Assigning Functions to Uncharacterized Genes

Project Repository Video Presentation Edit

Project Themes:

Assign Functions to Uncharacterized Genes

Team Name: Correct Horse Battery Staple

Team Lead(s):

Name: Marcus Nguyen
Affiliation: University of Chicago
Email: marcus.nguyen@anl.gov

Suggested Team Members and Roles [4-6 members]

Name	Affiliation	Role / Expertise
Alex Brace	Argonne National Laboratory, BV-BRC/ANL	LLM modeling
Gary Olsen	UIUC, BV-BRC/ANL	Model building and data cleaning
James Davis	Argonne National Laboratory, BV-BRC	Model building and data cleaning
Justin Padowski	Argonne National Laboratory, BV-BRC/ANL	Model building and data cleaning
Marcus Nguyen	Argonne National Laboratory, BV-BRC	Model building and data cleaning
Raleigh Butler	Argonne National Laboratory, BV-BRC/ANL	Model building and data cleaning
Ross Overbeek	Argonne National Laboratory, BV-BRC/ANL	Model building and data cleaning

Project Summary

In this project, we aim to leverage aspects of machine learning and large language models to predict functoriality from known, characterized genes and proteins. That model can then be used to predict functionality for uncharacterized genes and proteins. The project will utilize traditional ML using K-mers and ensemble methods like XGBoost and random forest while also incorporating aspects of LLMs like GenSLMs and ESM embeddings and, if time permits, fine tuning GenSLMs or ESM models for the task of function classifiction.
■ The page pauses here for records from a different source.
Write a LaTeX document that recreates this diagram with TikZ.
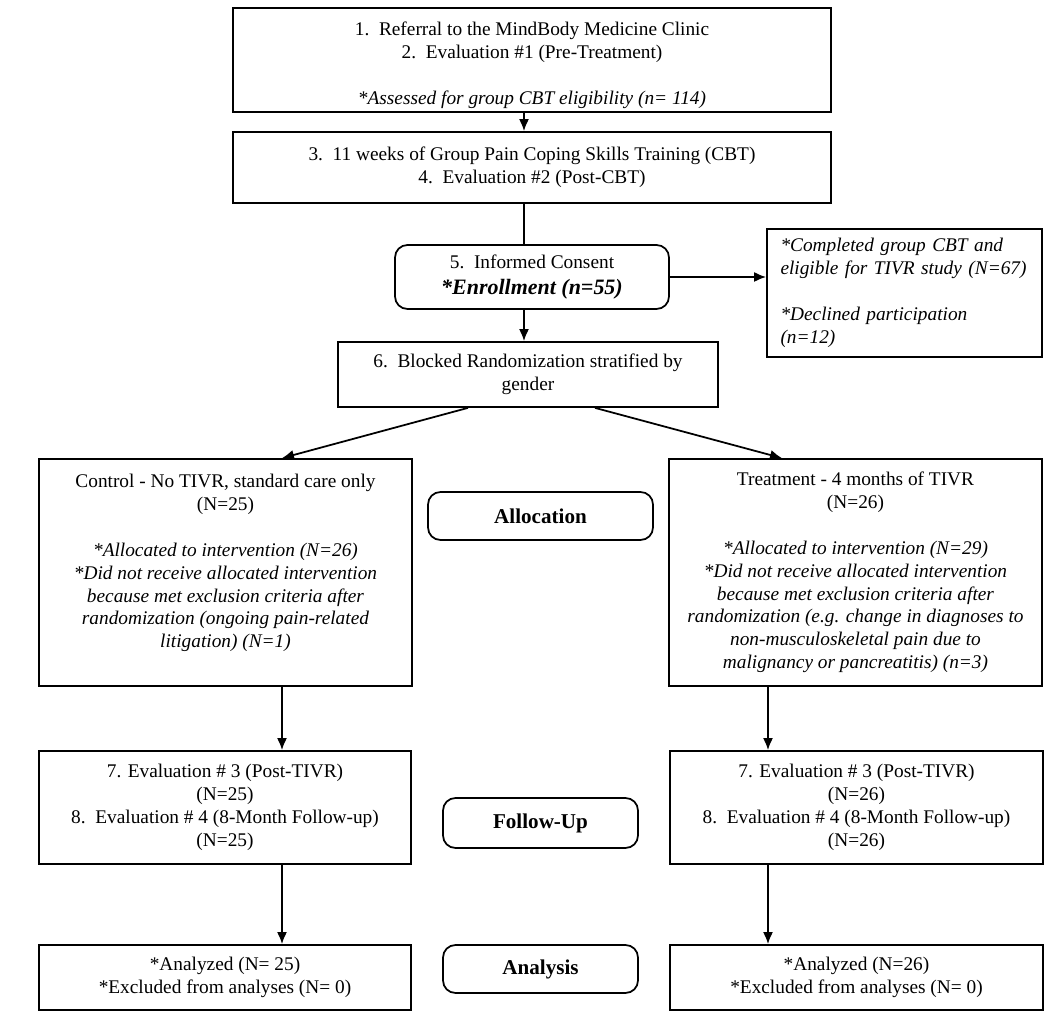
\documentclass[tikz,border=0pt]{standalone}
\usepackage{fontspec}
\setmainfont{Liberation Serif}
\usepackage{tikz}
\usetikzlibrary{arrows.meta}

\begin{document}
\begin{tikzpicture}[
    every node/.style={font=\fontsize{11}{13}\selectfont},
    box/.style={draw, line width=1pt, align=center, inner sep=2pt},
    roundbox/.style={box, rounded corners=2.5mm},
    stagebox/.style={roundbox, font=\fontsize{12}{14}\selectfont\bfseries},
    arr/.style={line width=1pt, -{Latex[length=2.4mm, width=2mm]}}
  ]
  \useasboundingbox (0,0) rectangle (21,-20.36);
  % Pre-study steps
  \node[box, minimum width=11.96cm, minimum height=2.08cm] (refer) at (10.64, -1.20)
    {\rule{0pt}{14pt}1.~~Referral to the MindBody Medicine Clinic\\
     2.~~Evaluation \#1 (Pre-Treatment)\\[13pt]
     \textit{*Assessed for group CBT eligibility (n= 114)}};
  \node[box, minimum width=11.96cm, minimum height=1.42cm] (cbt) at (10.64, -3.35)
    {3.~~11 weeks of Group Pain Coping Skills Training (CBT)\\
     4.~~Evaluation \#2 (Post-CBT)};
  \node[roundbox, minimum width=5.48cm, minimum height=1.28cm] (consent) at (10.64, -5.54)
    {5.~~Informed Consent\\[2pt]
     {\fontsize{12.5}{14}\selectfont\textbf{\textit{*Enrollment (n=55)}}}};
  \node[box, align=left, font=\fontsize{11}{13}\selectfont\itshape, text width=4.96cm,
    inner xsep=0.27cm, minimum height=2.56cm] (eligible) at (18.09, -5.86)
    {*Completed group CBT and\\ eligible for TIVR study (N=67)\\[13pt]
     *Declined participation\\ (n=12)};
  \node[box, minimum width=7.60cm, minimum height=1.30cm] (random) at (10.56, -7.49)
    {6.~~Blocked Randomization stratified by\\ gender};
  % Allocation
  \node[box, minimum width=7.46cm, minimum height=4.54cm] (control) at (4.51, -11.45)
    {Control - No TIVR, standard care only\\ (N=25)\\[13pt]
     \textit{*Allocated to intervention (N=26)}\\
     \textit{*Did not receive allocated intervention}\\
     \textit{because met exclusion criteria after}\\
     \textit{randomization (ongoing pain-related}\\
     \textit{litigation) (N=1)}\\ \mbox{}};
  \node[stagebox, minimum width=4.50cm, minimum height=0.96cm] (alloc) at (10.81, -10.32) {Allocation};
  \node[box, minimum width=7.46cm, minimum height=4.54cm] (treat) at (17.11, -11.45)
    {Treatment - 4 months of TIVR\\ (N=26)\\[13pt]
     \textit{*Allocated to intervention (N=29)}\\
     \textit{*Did not receive allocated intervention}\\
     \textit{because met exclusion criteria after}\\
     \textit{randomization (e.g. change in diagnoses to}\\
     \textit{non-musculoskeletal pain due to}\\
     \textit{malignancy or pancreatitis) (n=3)}};
  % Follow-up
  \node[box, minimum width=7.44cm, minimum height=2.26cm] (evalL) at (4.50, -16.15)
    {7. Evaluation \# 3 (Post-TIVR)\\ (N=25)\\ 8.~~Evaluation \# 4 (8-Month Follow-up)\\ (N=25)};
  \node[stagebox, minimum width=3.90cm, minimum height=1.00cm] (follow) at (10.81, -16.46) {Follow-Up};
  \node[box, minimum width=7.46cm, minimum height=2.26cm] (evalR) at (17.13, -16.15)
    {7. Evaluation \# 3 (Post-TIVR)\\ (N=26)\\ 8.~~Evaluation \# 4 (8-Month Follow-up)\\ (N=26)};
  % Analysis
  \node[box, minimum width=7.44cm, minimum height=1.30cm] (anaL) at (4.50, -19.55)
    {*Analyzed (N= 25)\\ *Excluded from analyses (N= 0)};
  \node[stagebox, minimum width=3.90cm, minimum height=0.96cm] (analysis) at (10.81, -19.38) {Analysis};
  \node[box, minimum width=7.46cm, minimum height=1.30cm] (anaR) at (17.13, -19.55)
    {*Analyzed (N=26)\\ *Excluded from analyses (N= 0)};
  % Connectors
  \draw[arr] ([xshift=-1.6mm]refer.south) -- ([xshift=-1.6mm]cbt.north);
  \draw[line width=1pt] ([xshift=-1.6mm]cbt.south) -- ([xshift=-1.6mm]consent.north);
  \draw[arr] (consent.east) -- (consent.east -| eligible.west);
  \draw[arr] ([xshift=-1.6mm]consent.south) -- ([xshift=-0.8mm]random.north);
  \draw[arr] ([xshift=-12mm]random.south) -- ([xshift=11.3mm]control.north);
  \draw[arr] ([xshift=13.4mm]random.south) -- ([xshift=-14.7mm]treat.north);
  \draw[arr] ([xshift=11.3mm]control.south) -- ([xshift=11.4mm]evalL.north);
  \draw[arr] ([xshift=-17.5mm]treat.south) -- ([xshift=-17.7mm]evalR.north);
  \draw[arr] ([xshift=11.4mm]evalL.south) -- ([xshift=11.4mm]anaL.north);
  \draw[arr] ([xshift=-17.7mm]evalR.south) -- ([xshift=-17.7mm]anaR.north);
\end{tikzpicture}
\end{document}
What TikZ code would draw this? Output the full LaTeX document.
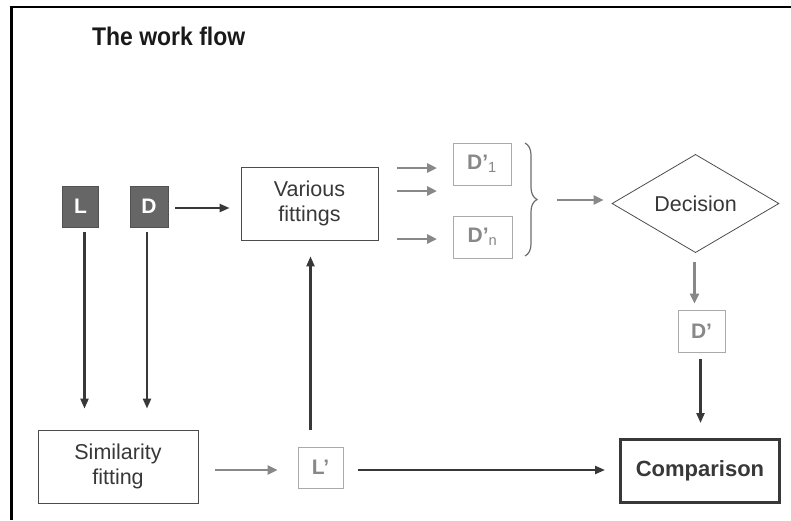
\documentclass[tikz,border=0pt]{standalone}
\usepackage{fontspec}
\setmainfont{Liberation Sans}
\newfontfamily\titlefont[FakeStretch=0.9]{Liberation Sans}
\usetikzlibrary{arrows.meta,shapes.geometric,decorations.pathreplacing}
\definecolor{dk}{HTML}{383838}
\definecolor{gr}{HTML}{888888}
\definecolor{lgr}{HTML}{AAAAAA}
\definecolor{fillg}{HTML}{666666}
\begin{document}
\begin{tikzpicture}[x=1pt,y=-1pt,
  fs/.style={font=\fontsize{#1}{#1}\selectfont},
  darkbox/.style={draw=fillg!80!black, fill=fillg, text=white, font=\bfseries\fontsize{21}{21}\selectfont, minimum height=41pt, inner sep=0pt},
  plainbox/.style={draw=black!70, line width=0.8pt, align=center, inner sep=0pt},
  greybox/.style={draw=lgr, line width=0.8pt, text=gr, font=\bfseries\fontsize{21}{21}\selectfont, inner sep=0pt, minimum height=42pt},
  darr/.style={draw=dk, line width=2.2pt, -{Triangle[length=10pt,width=8pt]}},
  garr/.style={draw=gr, line width=2.8pt, -{Triangle[length=10pt,width=9pt]}}
]
\useasboundingbox (0,0) rectangle (791,520);
% frame
\draw[line width=2.2pt] (9.5,7.3) -- (791,7.3);
\draw[line width=3pt] (11,6.2) -- (11,520);
% title
\node[anchor=west, inner sep=0pt, font=\titlefont\bfseries\fontsize{25.5}{26}\selectfont, text=black!90] (title) at (92,36) {The work flow};
% nodes
\node[darkbox, minimum width=36pt] (L) at (80.5,206.5) {L};
\node[darkbox, minimum width=38pt] (D) at (149,206.5) {D};
\node[plainbox, minimum width=137pt, minimum height=73pt, fs=21.5, text=dk] (VF) at (309.5,203.5) {Various\\[3pt]fittings};
\node[greybox, minimum width=58pt] (D1) at (482,164) {D’\textsubscript{\mdseries 1}};
\node[greybox, minimum width=59pt] (Dn) at (482.5,237) {D’\textsubscript{\mdseries n}};
\node[diamond, draw=black!70, line width=0.8pt, minimum width=167pt, minimum height=71pt, inner sep=0pt, fs=21.5, text=dk] (Dec) at (695.5,203.5) {Decision};
\node[greybox, minimum width=47pt] (Dp) at (701.5,331) {D’};
\node[plainbox, minimum width=160pt, minimum height=73pt, fs=21.5, text=dk] (Sim) at (118,466.5) {Similarity\\[3pt]fitting};
\node[greybox, minimum width=45pt, minimum height=41pt] (Lp) at (320.5,467.5) {L’};
\node[draw=dk, line width=3pt, minimum width=159pt, minimum height=63pt, inner sep=0pt, font=\bfseries\fontsize{22}{22}\selectfont, text=dk] (Cmp) at (700,471) {Comparison};
% brace
\coordinate (bt) at (550,200);
\draw[gr!80!black, line width=1.2pt, decorate, decoration={brace, amplitude=12pt, aspect=0.5}] (525,143) -- (525,256);
% gray input arrows
\coordinate (a1s) at (397,168); \coordinate (a1e) at (437,168);
\coordinate (a2s) at (397,191); \coordinate (a2e) at (437,191);
\coordinate (a3s) at (397,239); \coordinate (a3e) at (437,239);
\draw[garr] (a1s) -- (a1e);
\draw[garr] (a2s) -- (a2e);
\draw[garr] (a3s) -- (a3e);
% connectors
\draw[darr, shorten <=7pt, shorten >=11pt] (D.east |- 0,208) -- (VF.west |- 0,208);
\draw[darr, shorten <=5pt, shorten >=21pt] ([xshift=4pt]L.south) -- ([xshift=4pt]L.south |- Sim.north);
\draw[darr, shorten <=5pt, shorten >=21pt] ([xshift=-2pt]D.south) -- ([xshift=-2pt]D.south |- Sim.north);
\draw[garr, shorten <=17pt, shorten >=20pt] (Sim.east |- 0,470) -- (Lp.west |- 0,470);
\draw[darr, shorten <=15pt, shorten >=14pt] (Lp.east |- 0,470) -- (Cmp.west |- 0,470);
\draw[darr, shorten <=17pt, shorten >=16pt] ([xshift=-10pt]Lp.north) -- ([xshift=-10pt]Lp.north |- VF.south);
\draw[garr, shorten <=7pt, shorten >=8pt] (bt) -- (Dec.west |- bt);
\draw[garr, shorten <=9pt, shorten >=6pt] ([xshift=-1pt]Dec.south) -- ([xshift=-1pt]Dec.south |- Dp.north);
\draw[darr, shorten <=7pt, shorten >=15pt] ([xshift=-1pt]Dp.south) -- ([xshift=-1pt]Dp.south |- Cmp.north);
\end{tikzpicture}
\end{document}
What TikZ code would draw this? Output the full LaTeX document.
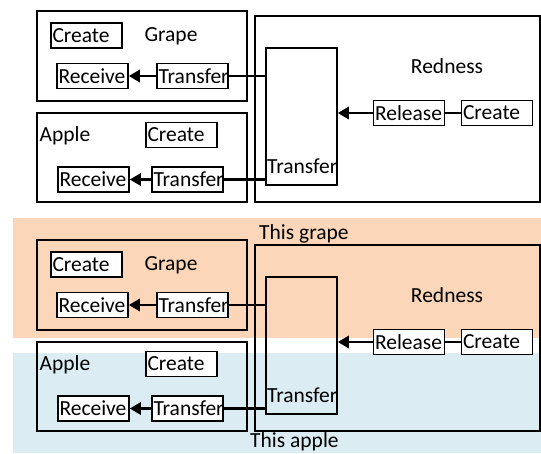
\documentclass[tikz,border=0pt]{standalone}
\usepackage{fontspec}
\setmainfont{Carlito}
\usetikzlibrary{arrows.meta,calc}
\definecolor{grapebg}{RGB}{251,214,184}
\definecolor{applebg}{RGB}{219,237,243}
\begin{document}
\begin{tikzpicture}[x=1pt,y=-1pt,
  lbl/.style={font=\fontsize{21.5}{21.5}\selectfont, inner sep=0pt},
  sbox/.style={draw, line width=1.5pt, fill=white, text width=68pt, align=left, minimum height=25pt, inner xsep=1.5pt, inner ysep=0pt, font=\fontsize{21.5}{21.5}\selectfont},
  frame/.style={draw, line width=1.5pt},
  link/.style={line width=2.8pt},
  arr/.style={line width=2.8pt, -{Triangle[length=11pt,width=12pt]}}]
\useasboundingbox (0,0) rectangle (541,453);
\fill[white] (0,0) rectangle (541,453);
% background bands
\fill[grapebg] (13,218) rectangle (541,338);
\fill[applebg] (13,353) rectangle (541,453);
\foreach \dy/\p in {0/a,229/b}{
  \begin{scope}[yshift=-\dy pt]
  \draw[frame] (37,11) rectangle (247,101);
  \draw[frame] (37,113) rectangle (247,202);
  \draw[frame] (255,16) rectangle (540,202);
  \node[frame, minimum width=71pt, minimum height=137pt, inner sep=0pt] (bigT\p) at (301.5,116.5) {};
  \node[lbl, anchor=west] (bigTl\p) at (267,166) {Transfer};
  \node[sbox] (createG\p) at (86.5,35.5) {Create};
  \node[lbl] (grapeL\p) at (171,36) {Grape};
  \node[sbox] (recvG\p) at (92.5,76) {Receive};
  \node[sbox] (trG\p) at (192.5,76) {Transfer};
  \node[lbl] (appleL\p) at (65,136) {Apple};
  \node[sbox] (createA\p) at (181.5,135) {Create};
  \node[sbox] (recvA\p) at (93.5,179.5) {Receive};
  \node[sbox] (trA\p) at (187.5,179.5) {Transfer};
  \node[lbl] (rednessL\p) at (447,66) {Redness};
  \node[sbox] (release\p) at (409,113) {Release};
  \node[sbox] (createR\p) at (497,113) {Create};
  \draw[arr] (trG\p) -- (recvG\p);
  \draw[arr] (trA\p) -- (recvA\p);
  \draw[link] (trG\p.east) -- (trG\p.east -| bigT\p.west);
  \draw[link] (trA\p.east) -- (trA\p.east -| bigT\p.west);
  \draw[arr] (release\p) -- (release\p -| bigT\p.east);
  \draw[link] (release\p) -- (createR\p);
  \end{scope}
}
\node[lbl, anchor=west] (thisgrape) at (259,234) {This grape};
\node[lbl, anchor=west] (thisapple) at (250,442) {This apple};
\end{tikzpicture}
\end{document}
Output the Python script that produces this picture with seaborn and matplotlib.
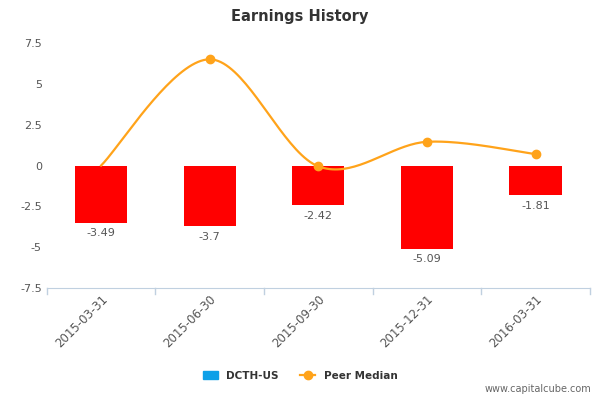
import numpy as np
import pandas as pd
import seaborn as sns
import matplotlib
matplotlib.use("Agg")
import matplotlib.pyplot as plt

dates = ["2015-03-31", "2015-06-30", "2015-09-30", "2015-12-31", "2016-03-31"]
dcth = [-3.49, -3.7, -2.42, -5.09, -1.81]
peer = [0.0, 6.5, -0.05, 1.45, 0.7]
yticks = [-7.5, -5, -2.5, 0, 2.5, 5, 7.5]
ylabels = ["-7.5", "-5", "-2.5", "0", "2.5", "5", "7.5"]

df = pd.DataFrame({"date": dates, "DCTH-US": dcth})
fig = plt.figure(figsize=(6, 4), dpi=100)
ax = fig.add_axes([0.078, 0.28, 0.905, 0.6125])
sns.barplot(data=df, x="date", y="DCTH-US", color="#ff0000", width=0.48, ax=ax, saturation=1)

# smooth line via Catmull-Rom through the peer points
x = np.arange(len(peer), dtype=float)
y = np.array(peer, dtype=float)
px = np.concatenate([[x[0]], x, [x[-1]]])
py = np.concatenate([[y[0]], y, [y[-1]]])
xs, ys = [], []
for i in range(1, len(px) - 2):
    t = np.linspace(0, 1, 40)
    for arr, out in ((px, xs), (py, ys)):
        p0, p1, p2, p3 = arr[i - 1], arr[i], arr[i + 1], arr[i + 2]
        out.extend(0.5 * ((2 * p1) + (-p0 + p2) * t + (2 * p0 - 5 * p1 + 4 * p2 - p3) * t**2 + (-p0 + 3 * p1 - 3 * p2 + p3) * t**3))
ax.plot(xs, ys, color="#ffa31a", lw=1.6, zorder=3, clip_on=False)
ax.plot(x[1:], y[1:], "o", color="#ffa31a", ms=6, zorder=4, clip_on=False)

for i, v in enumerate(dcth):
    ax.text(i, v - 0.35, f"{v:g}", ha="center", va="top", fontsize=8, color="#555555")

ax.set_ylim(-7.5, 7.5)
ax.set_xlim(-0.5, 4.5)
ax.set_yticks(yticks)
ax.set_yticklabels(ylabels)
ax.set_xticks(range(len(dates)))
ax.set_xticklabels(dates, rotation=45, ha="right", rotation_mode="anchor")
ax.tick_params(axis="y", length=0, labelsize=8, colors="#555555")
ax.tick_params(axis="x", length=0, labelsize=8.5, colors="#555555")
for b in np.arange(-0.5, 4.6, 1):
    ax.plot([b, b], [-7.5, -7.85], color="#c0d0e0", lw=1, clip_on=False)
for s in ["top", "right", "left"]:
    ax.spines[s].set_visible(False)
ax.spines["bottom"].set_color("#c0d0e0")
ax.set_xlabel("")
ax.set_ylabel("")
fig.text(0.5, 0.96, "Earnings History", ha="center", va="center", fontsize=10.5, color="#333333", fontweight="bold")

from matplotlib.patches import Patch
from matplotlib.lines import Line2D
handles = [Patch(color="#0da0e8", label="DCTH-US"),
           Line2D([], [], color="#ffa31a", marker="o", lw=1.6, label="Peer Median")]
fig.legend(handles=handles, loc="lower center", bbox_to_anchor=(0.5, 0.025), ncol=2, frameon=False,
           prop={"size": 7.5, "weight": "bold"}, labelcolor="#333333", handlelength=1.5, columnspacing=2)
fig.text(0.985, 0.015, "www.capitalcube.com", ha="right", va="bottom", fontsize=7, color="#666666")
fig.savefig("out.png", dpi=100)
The BV-BRC functional roles, PGFams, and PLFams will be leveraged as labels while the sequence data itself will be feature-ized to build models.

Goals and Objectives

Goal 1: Build ensemble models utilizing k-mers
Goal 2: Build ensemble models utilizing LLM embeddings
Goal 3 (time permitting): Fine tune LLM model for classification task

Approach

Featurizing sequences via K-mers and LLM embeddings for XGBoost or random forest
Fine tuning GenSLMs

Data and Resources Required

Resource Type	Source / Link	Description / Purpose
Data	BV-BRC genome feature sequences and metadata (functional role, PLFam, PGFam)	Raw features and labels
Tools / Services	BV-BRC FTP and/or CLI	Download sequence and metadata
LLMs / AI Models	GenSLMs, ESM	Embedding sequences and fine tuning models
Compute / Storage	Argonne HPC, BRC cluster nodes	BRC cluster nodes to train ML models, HPC possibly needed to fine tune LLMs

Expected Outcomes / Deliverables

Models that predict protein function

Potential Impact and Next Steps

Infectious disease research or surveillance: characterizing unknown and known genes can be useful to know what genes are in the population
AI/ML automation and interpretability: the product is an ML/AI/LLM model to predict protein function
Public health preparedness or education: characterizing unknown and known genes can be useful to know what genes are in the population

Follow up after the codeathon would include tuning of ML models and more thorough statistical analysis of results. An expansion of the models’ scope may also be a possibility as well. Possible publication?

Technical Support Needed

GPU / LLM access

Additional Comments